### DATA BLOCK

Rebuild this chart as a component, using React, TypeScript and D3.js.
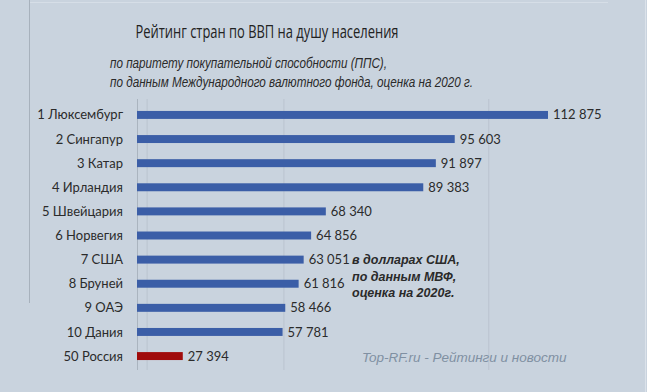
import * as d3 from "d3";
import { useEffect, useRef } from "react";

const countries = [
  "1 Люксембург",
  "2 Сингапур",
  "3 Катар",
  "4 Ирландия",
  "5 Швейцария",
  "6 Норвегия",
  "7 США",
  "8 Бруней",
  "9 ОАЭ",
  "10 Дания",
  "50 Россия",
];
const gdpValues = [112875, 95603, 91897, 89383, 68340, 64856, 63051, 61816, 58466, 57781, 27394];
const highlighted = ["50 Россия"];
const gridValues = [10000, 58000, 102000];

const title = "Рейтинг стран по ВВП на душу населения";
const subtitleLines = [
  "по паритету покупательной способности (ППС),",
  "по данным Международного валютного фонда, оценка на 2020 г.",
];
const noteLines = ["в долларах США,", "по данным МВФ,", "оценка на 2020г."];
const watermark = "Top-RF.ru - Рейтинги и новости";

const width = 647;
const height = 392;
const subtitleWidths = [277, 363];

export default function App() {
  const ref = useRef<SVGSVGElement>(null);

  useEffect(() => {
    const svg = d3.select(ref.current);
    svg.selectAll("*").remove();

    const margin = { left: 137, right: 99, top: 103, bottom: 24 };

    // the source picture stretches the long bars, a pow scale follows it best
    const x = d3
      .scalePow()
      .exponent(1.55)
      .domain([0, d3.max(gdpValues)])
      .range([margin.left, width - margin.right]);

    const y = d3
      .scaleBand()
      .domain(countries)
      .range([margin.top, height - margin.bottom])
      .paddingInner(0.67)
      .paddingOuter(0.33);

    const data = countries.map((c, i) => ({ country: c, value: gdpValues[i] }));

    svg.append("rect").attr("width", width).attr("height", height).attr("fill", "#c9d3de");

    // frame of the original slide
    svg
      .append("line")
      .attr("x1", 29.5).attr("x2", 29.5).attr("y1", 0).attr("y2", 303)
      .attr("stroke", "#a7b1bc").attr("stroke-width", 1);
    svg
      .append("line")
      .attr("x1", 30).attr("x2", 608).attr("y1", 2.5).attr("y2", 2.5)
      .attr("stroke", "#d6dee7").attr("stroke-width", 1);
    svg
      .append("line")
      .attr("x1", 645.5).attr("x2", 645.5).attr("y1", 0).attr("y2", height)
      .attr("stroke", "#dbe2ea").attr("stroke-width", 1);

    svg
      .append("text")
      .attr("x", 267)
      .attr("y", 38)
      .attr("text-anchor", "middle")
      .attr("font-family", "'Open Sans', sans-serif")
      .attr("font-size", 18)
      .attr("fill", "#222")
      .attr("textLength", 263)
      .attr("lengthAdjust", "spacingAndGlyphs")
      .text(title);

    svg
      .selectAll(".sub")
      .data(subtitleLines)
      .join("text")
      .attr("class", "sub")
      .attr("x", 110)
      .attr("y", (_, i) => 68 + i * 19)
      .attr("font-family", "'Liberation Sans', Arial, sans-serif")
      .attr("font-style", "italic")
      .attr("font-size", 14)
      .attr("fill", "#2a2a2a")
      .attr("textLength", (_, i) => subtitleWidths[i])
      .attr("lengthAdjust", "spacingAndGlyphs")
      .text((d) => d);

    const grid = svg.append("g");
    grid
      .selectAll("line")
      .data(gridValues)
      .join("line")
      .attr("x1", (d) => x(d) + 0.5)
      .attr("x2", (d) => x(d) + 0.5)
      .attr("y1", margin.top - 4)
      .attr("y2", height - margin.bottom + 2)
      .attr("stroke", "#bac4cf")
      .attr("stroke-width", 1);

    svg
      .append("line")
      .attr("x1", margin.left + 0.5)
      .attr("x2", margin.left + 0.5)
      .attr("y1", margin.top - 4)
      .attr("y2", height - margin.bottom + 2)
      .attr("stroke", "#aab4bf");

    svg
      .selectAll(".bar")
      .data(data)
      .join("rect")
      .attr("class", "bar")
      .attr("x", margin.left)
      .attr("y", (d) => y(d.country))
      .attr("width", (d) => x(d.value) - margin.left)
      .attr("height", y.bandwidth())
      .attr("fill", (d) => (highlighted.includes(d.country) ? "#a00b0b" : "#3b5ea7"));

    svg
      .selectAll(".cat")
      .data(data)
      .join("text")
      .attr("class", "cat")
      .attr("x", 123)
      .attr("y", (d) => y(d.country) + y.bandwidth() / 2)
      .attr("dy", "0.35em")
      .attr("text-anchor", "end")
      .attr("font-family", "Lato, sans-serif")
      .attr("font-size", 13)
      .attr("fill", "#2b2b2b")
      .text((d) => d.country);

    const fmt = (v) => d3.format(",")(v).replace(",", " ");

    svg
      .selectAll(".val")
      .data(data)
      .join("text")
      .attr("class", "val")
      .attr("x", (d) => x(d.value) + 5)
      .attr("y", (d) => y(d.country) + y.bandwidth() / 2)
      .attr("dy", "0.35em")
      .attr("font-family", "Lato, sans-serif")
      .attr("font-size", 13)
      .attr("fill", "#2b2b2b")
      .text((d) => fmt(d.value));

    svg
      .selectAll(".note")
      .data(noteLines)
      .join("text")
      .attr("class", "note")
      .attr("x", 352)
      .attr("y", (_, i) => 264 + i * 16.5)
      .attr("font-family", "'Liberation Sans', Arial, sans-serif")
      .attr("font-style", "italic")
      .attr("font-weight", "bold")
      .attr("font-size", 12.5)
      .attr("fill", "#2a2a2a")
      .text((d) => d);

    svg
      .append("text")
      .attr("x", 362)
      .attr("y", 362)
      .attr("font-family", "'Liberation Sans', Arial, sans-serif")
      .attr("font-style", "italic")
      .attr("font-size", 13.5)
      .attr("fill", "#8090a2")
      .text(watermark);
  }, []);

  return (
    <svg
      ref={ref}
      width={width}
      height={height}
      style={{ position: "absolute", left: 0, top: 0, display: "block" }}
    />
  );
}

### AIM
Leave out the pictures and repeat exactly the lines from the start of the material through the line that contains "const gridValues = [10000, 58000, 102000];", both included.

### RESULT OF THE TASK
Rebuild this chart as a component, using React, TypeScript and D3.js.
import * as d3 from "d3";
import { useEffect, useRef } from "react";

const countries = [
  "1 Люксембург",
  "2 Сингапур",
  "3 Катар",
  "4 Ирландия",
  "5 Швейцария",
  "6 Норвегия",
  "7 США",
  "8 Бруней",
  "9 ОАЭ",
  "10 Дания",
  "50 Россия",
];
const gdpValues = [112875, 95603, 91897, 89383, 68340, 64856, 63051, 61816, 58466, 57781, 27394];
const highlighted = ["50 Россия"];
const gridValues = [10000, 58000, 102000];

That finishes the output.